On the condition of some problems in linear algebra

Abstract

Classical condition numbers are normwise: they measure the size of both input perturbations and output errors using some norms. To take into account the relative of each data component, and, in particular, a possible data sparseness, componentwise condition numbers have been increasingly considered. These are mostly of two kinds: mixed and componentwise [21]. In Chapter 2, we give explicit expressions, computable from the data, for the mixed and componentwise condition numbers for the computation of the Moore-Penrose inverse as well as for the computation of solutions and residues of linear least squares problems.

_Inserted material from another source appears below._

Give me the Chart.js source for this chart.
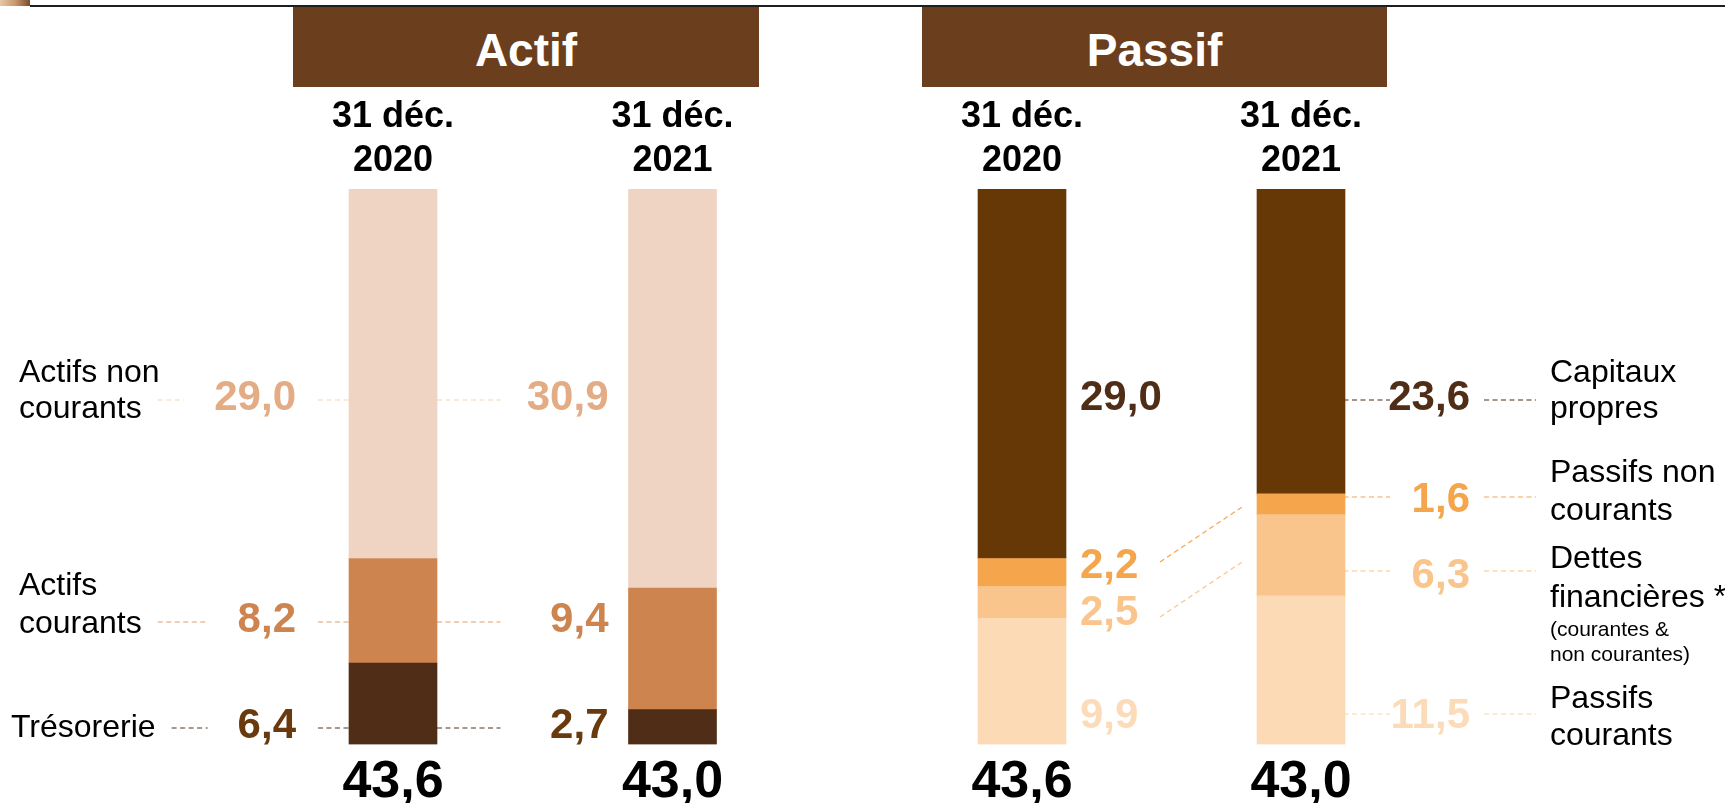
<!DOCTYPE html>
<html lang="fr">
<head>
<meta charset="utf-8">
<script src="https://cdn.jsdelivr.net/npm/chart.js@4.4.0/dist/chart.umd.min.js"></script>
<style>
  html, body { margin: 0; padding: 0; background: #fff; }
  body { width: 1725px; height: 803px; position: relative; overflow: hidden;
         font-family: "Liberation Sans", Arial, sans-serif; }
  canvas { position: absolute; left: 0; top: 0; }
  .corner { position: absolute; left: 0; top: 0; width: 30px; height: 6px;
            background: linear-gradient(90deg, #e6c9a6, #c99a6e 50%, #7e4a28); }
  .topline { position: absolute; left: 30px; top: 5px; right: 0; height: 2px; background: #1e1e1e; }
  .head { position: absolute; top: 7px; height: 80px; box-sizing: border-box; padding-top: 5px;
          background: #6B3E1E; color: #fff; font-weight: bold; font-size: 46px;
          display: flex; align-items: center; justify-content: center; }
</style>
</head>
<body>
<canvas id="actif" width="1725" height="803"></canvas>
<canvas id="passif" width="1725" height="803"></canvas>
<div class="corner"></div>
<div class="topline"></div>
<div class="head" style="left:293px;width:466px;">Actif</div>
<div class="head" style="left:922px;width:465px;">Passif</div>
<script>
// dates de clôture
const dates = [['31 déc.', '2020'], ['31 déc.', '2021']];

// Actif, du bas vers le haut de la barre
const tresorerie = [6.4, 2.7];
const actifsCourants = [8.2, 9.4];
const actifsNonCourants = [29.0, 30.9];

// Passif, du bas vers le haut de la barre
const passifsCourants = [9.9, 11.5];
const dettesFinancieres = [2.5, 6.3];
const passifsNonCourants = [2.2, 1.6];
const capitauxPropres = [29.0, 23.6];

const actifNames = [['Trésorerie'], ['Actifs', 'courants'], ['Actifs non', 'courants']];
const passifNames = [['Passifs', 'courants'], ['Dettes', 'financières *'], ['Passifs non', 'courants'], ['Capitaux', 'propres']];
const detteNote = ['(courantes &', 'non courantes)'];

const actifColors = ['#4F2D16', '#CE844E', '#EFD4C3'];
const actifTextColors = ['#683A0D', '#CE844E', '#E3AC84'];
const actifDashColors = ['#4a3220', '#E39E68', '#F8D3B0'];
const passifColors = ['#FCDAB5', '#F9C58C', '#F5A54B', '#663805'];
const passifTextColors = ['#FCDCB8', '#F9C58C', '#F5A54B', '#4F2D17'];
const passifDashColors = ['#FCD4AA', '#F9C58C', '#F5A54B', '#4F2D17'];

const FONT = '"Liberation Sans", Arial, sans-serif';
const fmt = v => v.toFixed(1).replace('.', ',');

function dash(ctx, x1, y1, x2, y2, color) {
  ctx.save();
  ctx.beginPath();
  ctx.setLineDash([5, 3.5]);
  ctx.lineWidth = 1.2;
  ctx.strokeStyle = color;
  ctx.moveTo(x1, y1);
  ctx.lineTo(x2, y2);
  ctx.stroke();
  ctx.restore();
}

function text(ctx, str, x, y, font, color, align) {
  ctx.font = font;
  ctx.fillStyle = color;
  ctx.textAlign = align || 'left';
  ctx.textBaseline = 'alphabetic';
  ctx.fillText(str, x, y);
}

// dates au-dessus et totaux sous chaque barre
function headersAndTotals(chart, totals) {
  const ctx = chart.ctx, xs = chart.scales.x;
  totals.forEach((t, i) => {
    const x = xs.getPixelForValue(i);
    text(ctx, dates[i][0], x, 127, 'bold 36px ' + FONT, '#000', 'center');
    text(ctx, dates[i][1], x, 171, 'bold 36px ' + FONT, '#000', 'center');
    text(ctx, fmt(t), x, 797, 'bold 52px ' + FONT, '#000', 'center');
  });
}

function makeChart(id, series, colors, padding, plugin) {
  const totals = dates.map((d, i) => series.reduce((s, a) => s + a[i], 0));
  return new Chart(document.getElementById(id), {
    type: 'bar',
    data: {
      labels: dates.map(d => d.join(' ')),
      datasets: series.map((s, k) => ({
        data: s.map((v, i) => v / totals[i] * 100),
        backgroundColor: colors[k],
        borderWidth: 0,
        barThickness: 88
      }))
    },
    options: {
      responsive: false,
      animation: false,
      layout: { padding: padding },
      plugins: { legend: { display: false }, tooltip: { enabled: false } },
      scales: {
        x: { stacked: true, display: false, offset: true },
        y: { stacked: true, display: false, min: 0, max: 100 }
      }
    },
    plugins: [plugin(totals)]
  });
}

// ----- Actif -----
const actifSeries = [tresorerie, actifsCourants, actifsNonCourants];
const actifValueBase = [738, 632, 410];
const actifDashY = [728, 622, 400];
const actifNameX = [11, 19, 19];
const actifNameBase = [[737], [595, 633], [382, 418]];

makeChart('actif', actifSeries, actifColors,
  { left: 253.25, right: 912.75, top: 189, bottom: 58.5 },
  totals => ({
    id: 'actifLabels',
    beforeDatasetsDraw(chart) {
      const ctx = chart.ctx, xs = chart.scales.x;
      const x0 = xs.getPixelForValue(0), x1 = xs.getPixelForValue(1);
      actifSeries.forEach((s, k) => {
        ctx.font = '32px ' + FONT;
        const lines = actifNames[k];
        const nameEnd = actifNameX[k] + ctx.measureText(lines[lines.length - 1]).width;
        ctx.font = 'bold 42px ' + FONT;
        const r0 = x0 - 97;
        const l0 = r0 - ctx.measureText(fmt(s[0])).width;
        dash(ctx, nameEnd + 16, actifDashY[k], l0 - 30, actifDashY[k], actifDashColors[k]);
        dash(ctx, r0 + 22, actifDashY[k], x1 - 172, actifDashY[k], actifDashColors[k]);
      });
    },
    afterDatasetsDraw(chart) {
      const ctx = chart.ctx, xs = chart.scales.x;
      const x0 = xs.getPixelForValue(0), x1 = xs.getPixelForValue(1);
      actifSeries.forEach((s, k) => {
        actifNames[k].forEach((ln, j) => text(ctx, ln, actifNameX[k], actifNameBase[k][j], '32px ' + FONT, '#000'));
        text(ctx, fmt(s[0]), x0 - 97, actifValueBase[k], 'bold 42px ' + FONT, actifTextColors[k], 'right');
        text(ctx, fmt(s[1]), x1 - 64, actifValueBase[k], 'bold 42px ' + FONT, actifTextColors[k], 'right');
      });
      headersAndTotals(chart, totals);
    }
  }));

// ----- Passif -----
const passifSeries = [passifsCourants, dettesFinancieres, passifsNonCourants, capitauxPropres];
const passif2020Base = [728, 625, 578, 410];
const passif2021Base = [728, 588, 512, 410];
const passifDashY = [714, 571, 497, 400];
const passifNameX = 1550;
const passifNameBase = [[708, 745], [568, 607], [482, 520], [382, 418]];
const noteBase = [636, 661];
// liens obliques depuis les valeurs 2020 vers les segments 2021
const links = [
  { k: 2, from: [1160, 562], to: [1242, 507] },
  { k: 1, from: [1160, 617], to: [1242, 562] }
];

makeChart('passif', passifSeries, passifColors,
  { left: 882.5, right: 284.5, top: 189, bottom: 58.5 },
  totals => ({
    id: 'passifLabels',
    beforeDatasetsDraw(chart) {
      const ctx = chart.ctx, xs = chart.scales.x;
      const x1 = xs.getPixelForValue(1);
      passifSeries.forEach((s, k) => {
        dash(ctx, x1, passifDashY[k], x1 + 89, passifDashY[k], passifDashColors[k]);
        dash(ctx, x1 + 183, passifDashY[k], passifNameX - 14, passifDashY[k], passifDashColors[k]);
      });
      links.forEach(l => dash(ctx, l.from[0], l.from[1], l.to[0], l.to[1], passifDashColors[l.k]));
    },
    afterDatasetsDraw(chart) {
      const ctx = chart.ctx, xs = chart.scales.x;
      const x0 = xs.getPixelForValue(0), x1 = xs.getPixelForValue(1);
      passifSeries.forEach((s, k) => {
        passifNames[k].forEach((ln, j) => text(ctx, ln, passifNameX, passifNameBase[k][j], '32px ' + FONT, '#000'));
        text(ctx, fmt(s[0]), x0 + 58, passif2020Base[k], 'bold 42px ' + FONT, passifTextColors[k], 'left');
        text(ctx, fmt(s[1]), x1 + 169, passif2021Base[k], 'bold 42px ' + FONT, passifTextColors[k], 'right');
      });
      detteNote.forEach((ln, j) => text(ctx, ln, passifNameX, noteBase[j], '21px ' + FONT, '#000'));
      headersAndTotals(chart, totals);
    }
  }));
</script>
</body>
</html>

In both cases the data matrices have full column (row) rank. For several classes of structured rectangular matrices, we provide explicit expressions for both mixed and componentwise structured condition numbers in Chapter 3 and the structures we consider are upper triangular, Toeplitz, Hankel, Vandermonde, and Cauchy matrices. Such expressions for many other classes of matrices can be similarly derived. In Chapter 4, we give explicit expressions for the mixed condition number for eigenvalue problems with structured matrices. We will consider only linear structures and show a general result from which expressions for the condition numbers follow. We obtain explicit expressions for the following structures: symmetric, Hermitian, skewsymmetric, skewhermitian, Toeplitz, and Hankel. Details for other linear structures should follow in a straightforward manner from our general result. In Chapter 5 we do a smoothed analysis —in the sense of [15, 45]— of the condition number for the Moore-Penrose inverse. Usual average analysis follows in a trivial manner as follow similar analyses for the condition number of the polar factorization.